I asked Dr. Cahall, “What do you want to hear in a homily.”  Dr. Cahall thought for just a moment and said, “I want you to lead me to Jesus.  And I want to hear your love for Jesus and I want you to tell me about Jesus’ love for me.”

Today, of all days, demands such a message.  At the beginning of today’s Gospel we hear these wonderful words about Jesus: “He loved his own in the world and he loved them to the end.”

Jesus loves us.  Jesus doesn’t just save us.  Jesus doesn’t just feed us.  He doesn’t just work miracles for us or just teach us how to pray.  Of course He does indeed do all these things.  But He does them, first and foremost, because He loves us.

He loves us because we are His own.  We belong to Him.  Through Him we were created.  In Him we have life.  And He draws us constantly through His Holy Spirit into union with Him and His Father because we are His own.

And He loves us to the end.  He loves us to the end of His life.  He is denied, betrayed, arrested, falsely accused, scourged, mocked, spit upon, crowned with thorns, made to carry the cross, is crucified, died and buried… because He loves us to the end.

He also loves us to that end which is our destiny.  Our lives are not to end in suffering and death just as His life does not end in suffering and death.  It is His love which raises us up from death and into union with His Father in Heaven.

And lastly, He loves us to the end of time.  So He gives Himself to the Apostles in such a way that He may be given to all people forever.

On this night, on Holy Thursday in the Upper Room, Jesus shows the depths of His love for His Apostles by giving them Himself.  He gives them His very own Body and Blood.  On this night, Holy Thursday, Jesus gives the Apostles the Sacrament of the Eucharist.

And in order that He might love you and I in exactly the same way that He loved His Apostles, He commands them: “Do this in memory of me.”  In saying these words, Jesus tells the Apostles, “Now, you give Me to the world in the exact same way.  You give them My Body and Blood.”  On this night, Holy Thursday, Jesus gives the Apostles the Sacrament of Holy Orders, the ministerial priesthood.

He did this so that He could love you and I no less than He loved those who walked with Him and talked with Him 2,000 years ago.

He gives us the Eucharist, so that we can eat, in fact, His very Body and Blood just as the Apostles did.
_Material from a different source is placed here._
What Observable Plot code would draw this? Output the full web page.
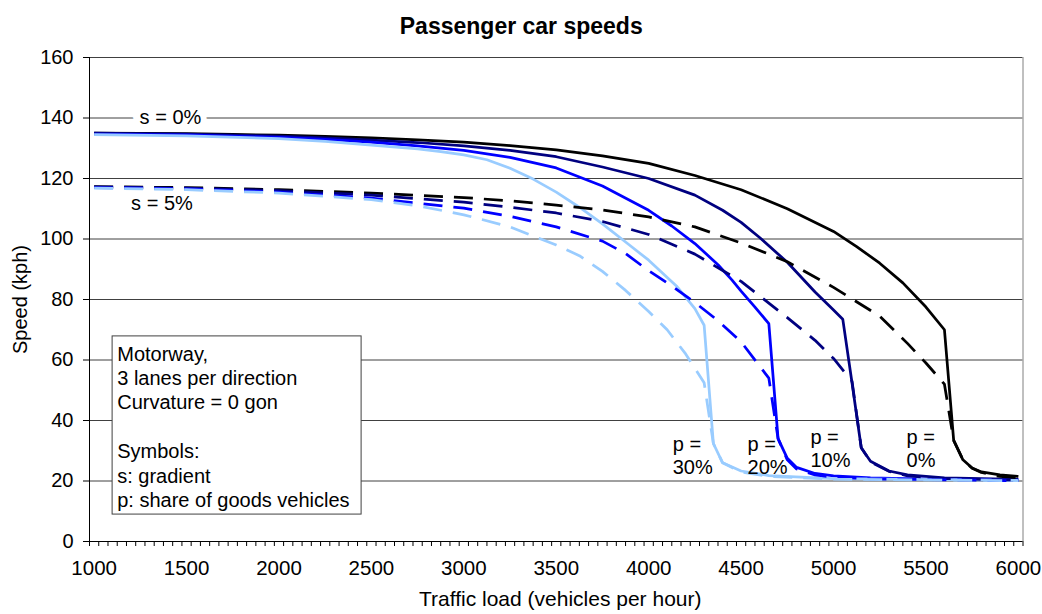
<!DOCTYPE html>
<html>
<head>
<meta charset="utf-8">
<script src="https://cdn.jsdelivr.net/npm/d3@7"></script>
<script src="https://cdn.jsdelivr.net/npm/@observablehq/plot@0.6"></script>
<style>
  html, body { margin: 0; padding: 0; background: #fff; }
  #chart { width: 1042px; height: 614px; }
</style>
</head>
<body>
<div id="chart"></div>
<script>
// ---------- DATA (traffic load in vehicles/hour, speed in kph) ----------
// s = 0% (solid lines)
const solidP0 = [[1000,135],[1250,134.9],[1500,134.8],[1750,134.6],[2000,134.3],[2250,133.9],[2500,133.4],[2750,132.8],[3000,132],[3250,130.9],[3500,129.5],[3750,127.5],[4000,125],[4250,121],[4500,116.3],[4750,110],[5000,102.5],[5125,97.5],[5250,92],[5375,85.5],[5500,77.5],[5600,70],[5650,33.4],[5700,27],[5750,24.3],[5800,23],[5900,22],[6000,21.5]];
const solidP10 = [[1000,135],[1500,134.7],[2000,134],[2250,133.4],[2500,132.7],[2750,131.9],[3000,130.8],[3250,129.3],[3500,127.2],[3750,123.8],[4000,120],[4250,114.5],[4400,109.5],[4500,105.5],[4600,100.5],[4750,92.3],[4900,82.5],[5000,76.5],[5050,73.5],[5100,52.5],[5150,31],[5200,26.5],[5300,23.3],[5400,22],[5600,21],[6000,20.5]];
const solidP20 = [[1000,134.7],[1500,134.4],[2000,133.6],[2250,132.9],[2500,132],[2750,130.8],[3000,129.3],[3250,127],[3500,123.5],[3750,117.5],[4000,109.5],[4125,104.3],[4250,98.5],[4375,91.5],[4450,86.5],[4500,82.8],[4575,77.5],[4650,72],[4700,34],[4750,27.5],[4800,24.5],[4900,22.5],[5000,21.7],[5200,21],[5500,20.6],[6000,20.3]];
const solidP30 = [[1000,134.5],[1500,134.1],[2000,133.2],[2250,132.3],[2500,131],[2750,129.8],[2875,128.9],[3000,127.8],[3125,126.2],[3250,123.4],[3375,119.8],[3500,115.5],[3625,110.5],[3750,105],[3875,99],[4000,93],[4150,84.5],[4250,77],[4300,71.5],[4350,32.4],[4400,26],[4500,23.3],[4650,21.8],[5000,20.8],[6000,20.2]];
// s = 5% (dashed lines)
const dashP0 = [[1000,117.3],[1500,117],[2000,116.3],[2500,115.2],[3000,113.7],[3250,112.6],[3500,111.2],[3750,109.6],[4000,107.3],[4250,104],[4500,98.7],[4750,92.5],[5000,84],[5250,74.5],[5400,65.5],[5500,59],[5600,52],[5650,33.4],[5700,27],[5750,24.2],[5800,22.8],[5900,21.5],[6000,21]];
const dashP10 = [[1000,117.2],[1500,116.8],[2000,116],[2500,114.5],[3000,112.2],[3250,110.5],[3500,108.6],[3750,105.8],[4000,101.5],[4250,95],[4500,86],[4750,74],[4900,66.5],[5000,60.5],[5100,53],[5150,31],[5200,26.3],[5300,23.2],[5400,21.7],[5600,20.8],[6000,20.3]];
const dashP20 = [[1000,117],[1500,116.6],[2000,115.5],[2500,113.5],[3000,110.2],[3250,107.5],[3500,104],[3750,99.3],[3875,95.2],[4000,89.5],[4125,84.5],[4250,79],[4375,73],[4500,66],[4650,54],[4700,34],[4750,27],[4800,24],[4900,22],[5000,21.3],[5200,20.7],[6000,20.1]];
const dashP30 = [[1000,116.8],[1500,116.3],[2000,115.2],[2500,113],[2750,111],[3000,108],[3250,104],[3500,98],[3625,94.5],[3750,89.3],[3875,83],[4000,76],[4100,70],[4200,62],[4300,52.5],[4350,32.4],[4400,26],[4500,23],[4650,21.5],[5000,20.6],[6000,20.1]];

// ---------- AXES / TEXT ----------
const yTicks = [0, 20, 40, 60, 80, 100, 120, 140, 160];
const yGrid = [20, 40, 60, 80, 100, 120, 140, 160];
const xTickLabels = [1000, 1500, 2000, 2500, 3000, 3500, 4000, 4500, 5000, 5500, 6000];
const xMinorTicks = d3.range(975, 6026, 50);
const titleText = "Passenger car speeds";
const xTitle = "Traffic load (vehicles per hour)";
const yTitle = "Speed (kph)";
const gradientLabels = [
  {text: "s = 0%", load: 1413, speed: 140, halo: true},
  {text: "s = 5%", load: 1367, speed: 111.7, halo: false}
];
const shareLabels = [
  {text: "p =\n30%", load: 4130, speed: 35.4},
  {text: "p =\n20%", load: 4535, speed: 35.4},
  {text: "p =\n10%", load: 4875, speed: 37.7},
  {text: "p =\n0%", load: 5395, speed: 37.7}
];
const noteLines = ["Motorway,", "3 lanes per direction", "Curvature = 0 gon", "", "Symbols:", "s: gradient", "p: share of goods vehicles"];
const noteBox = {x1: 1100, x2: 2447, y1: 8.9, y2: 67.8};
const noteAnchor = {load: 1125, speed: 65.5};

const series = [
  {data: solidP0, color: "#000000", dash: null},
  {data: solidP10, color: "#000080", dash: null},
  {data: solidP20, color: "#0000FF", dash: null},
  {data: solidP30, color: "#99CCFF", dash: null},
  {data: dashP0, color: "#000000", dash: "19,11"},
  {data: dashP10, color: "#000080", dash: "19,11"},
  {data: dashP20, color: "#0000FF", dash: "19,11"},
  {data: dashP30, color: "#99CCFF", dash: "19,11"}
];

const font = "'Liberation Sans', Arial, Helvetica, sans-serif";

const lineMarks = series.map(s => Plot.line(s.data, {
  x: d => d[0], y: d => d[1],
  stroke: s.color, strokeWidth: 2.75,
  strokeDasharray: s.dash || undefined,
  strokeLinejoin: "miter", strokeLinecap: "butt"
}));

const chart = Plot.plot({
  width: 1042,
  height: 614,
  marginLeft: 89,
  marginRight: 19.5,
  marginTop: 57,
  marginBottom: 73,
  x: {domain: [975, 6025]},
  y: {domain: [0, 160]},
  style: {fontFamily: font, fontSize: "20px", color: "black", background: "white"},
  marks: [
    Plot.ruleY(yGrid, {stroke: "#404040", strokeWidth: 1}),
    Plot.ruleX([6025], {stroke: "#808080", strokeWidth: 1}),
    ...lineMarks,
    Plot.text(gradientLabels.filter(d => d.halo), {x: "load", y: "speed", text: "text", fontSize: 20, fill: "black", stroke: "white", strokeWidth: 12, strokeLinejoin: "miter"}),
    Plot.text(gradientLabels.filter(d => !d.halo), {x: "load", y: "speed", text: "text", fontSize: 20, fill: "black"}),
    Plot.text(shareLabels, {x: "load", y: "speed", text: "text", fontSize: 20, fill: "black", textAnchor: "start", lineAnchor: "top", lineHeight: 1.15}),
    Plot.rect([noteBox], {x1: "x1", x2: "x2", y1: "y1", y2: "y2", fill: "white", stroke: "#404040", strokeWidth: 1}),
    Plot.text([noteLines.join("\n")], {x: noteAnchor.load, y: noteAnchor.speed, fontSize: 20, fill: "black", textAnchor: "start", lineAnchor: "top", lineHeight: 1.22}),
    Plot.ruleY([0], {stroke: "black", strokeWidth: 1}),
    Plot.ruleX([975], {stroke: "black", strokeWidth: 1}),
    Plot.axisY({ticks: yTicks, tickSize: 6, tickPadding: 10, label: null, fontSize: 20, tickFormat: d => String(d)}),
    Plot.axisX({ticks: xMinorTicks, tickSize: 5, label: null, tickFormat: () => ""}),
    Plot.axisX({ticks: xTickLabels, tickSize: 0, tickPadding: 19, label: null, fontSize: 20.5, tickFormat: d => String(d)}),
    Plot.text([titleText], {frameAnchor: "top", lineAnchor: "middle", textAnchor: "middle", dy: -31, dx: -35, fontSize: 23, fontWeight: "bold", fill: "black"}),
    Plot.text([xTitle], {frameAnchor: "bottom", lineAnchor: "middle", textAnchor: "middle", dy: 58, dx: 4, fontSize: 21, fill: "black"}),
    Plot.text([yTitle], {frameAnchor: "left", lineAnchor: "middle", textAnchor: "middle", dx: -69, rotate: -90, fontSize: 20, fill: "black"})
  ]
});
document.getElementById("chart").appendChild(chart);
</script>
</body>
</html>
He gives us the Sacrament of Reconciliation so that we can hear, in fact, the very voice of Jesus say to us, “I absolve you from your sins” just as the woman caught in adultery heard his voice.

He gives us the Sacrament of Confirmation so that we can receive, in fact, the gifts of the Holy Spirit just as the Apostles did on Pentecost.

He gives us the Sacrament of Baptism so that just as He died and entered the silence and darkness of the tomb, we can die to sin and enter the silence and darkness of the water, so that, like Him, we too can rise, in fact, into new life just as He did at the Resurrection.

He gives us the Sacrament of the Anointing of the Sick so that we can receive, in fact, spiritual healing, just as he gave to so many of his day who were spiritually dead.

He gives us the Sacrament of Matrimony so that he can be, in fact, present at your marriage just as he was at the wedding feast in Cana.

And he gives us the Sacrament of Holy Orders so that he can be, in fact, present to you through the priest whom he has chosen and commanded, “Do this in remembrance of me.” And, “As I have done for you, you should also do.”

Jesus gives us the Sacraments so that he can love us, his own in the world, and continue loving us to the end.  Through the Sacraments we experience and receive, in fact, Jesus’ love, in ways that cannot be experienced or received anywhere else.  Because in the Sacraments it is truly Jesus who is present.  And the Sacraments are where Jesus loves us most passionately.

And to our elect, those who will be received in the Church in just a couple of days at the Easter Vigil, I hope you feel like brides and grooms waiting excitedly for your wedding day. Because at the Easter Vigil, you are going to experience the love of Jesus as you never have before.

I know I speak for Monsignor John when I say it is the joy of our lives, as priests of Jesus Christ, to be Him for you.  To be an “alter Christus,” another Christ to you.  To be chosen by Him to love you as He loves you.  To be able to say those words:  “I baptize you in the Name of the Father, and of the Son, and of the Holy Spirit.”  “I absolve you from your sins in the Name of the Father, and of the Son, and of the Holy Spirit.”  “Take this all of you and eat it. This is my Body which will be given up for you.”

The priest is given the privileged and undeserved blessing of being put in the ecstatic position of being the point of contact of the love between Jesus and you!

You know how we all say, right before receiving the Eucharist, “Lord, I am not worthy to receive you.”  Trust me when I say, that what’s going through my mind at that moment is, “Lord, I am not worthy to give you.”

But Jesus does it anyway.  He allows Himself to be given and received by us, unworthy as we are.  And He does this for one reason and one reason only: He loves us.

He loves His own in the world and He loves them to the end.